I have to admit I have never actually attended an Easter church service but after falling into a Wikipedia black hole I settled on the Catholic Easter Vigil service to learn about. They’ve got fire, baptisms, singing, communion taking and all sorts of prayers recited. Apparently it goes on for hours and hours. Then I come across the part called the Liturgy of the Word which includes requiring the retelling of…
wait for it…
the Jewish exodus from Egypt!
Winner: while you get to eat and drink a lot at a Seder, you’ve got trained choirs at church and they are telling the SAME STORY at both. This one is a damn tie.
6. Imaginary friend: Easter bunny vs Elijah
At Easter a happy little bunny secretly hops into your house and yard, leaves baskets of candy and hides eggs all over your yard while the kids are sleeping.
At Passover you set an extra place at the table for the prophet Elijah and pour him a big glass of wine. When the kids leave the table to open the door for him, Elijah sneaks in, drinks all the wine and leaves before the kids can see.
Winner: Elijah. I’m taking this one from the parent’s perspective. At Easter you put in a lot of effort putting together baskets and hiding eggs and then end up stealing back the candy you already bought from your own kids. For Passover you pour an extra glass of wine and get to chug it. I don’t know why this was even up for debate.
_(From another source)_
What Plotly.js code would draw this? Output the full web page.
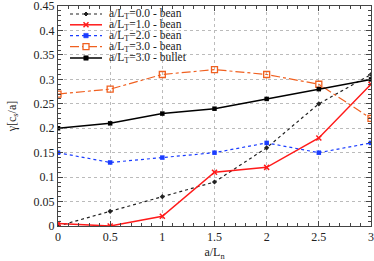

7. Annoying leftover: Hardboiled Eggs vs Hardboiled Eggs
Both holidays produce an overabundance of hard boiled eggs. The dyed ones at Easter and the giant bowl of them from the Seder table at Passover. Then you stare at them for a week in your fridge trying to come up with new twists on egg salad.
Winner: Nobody. Nobody wants that much egg salad.
I don’t actually think either holiday is superior. They are both a mishmash of stories from the same book piled on top of each other with a heaping serving of pagan ritual. It doesn’t really matter because I’m skipping both and going to Europe this year anyway. At least I won’t have any left over hard boiled eggs.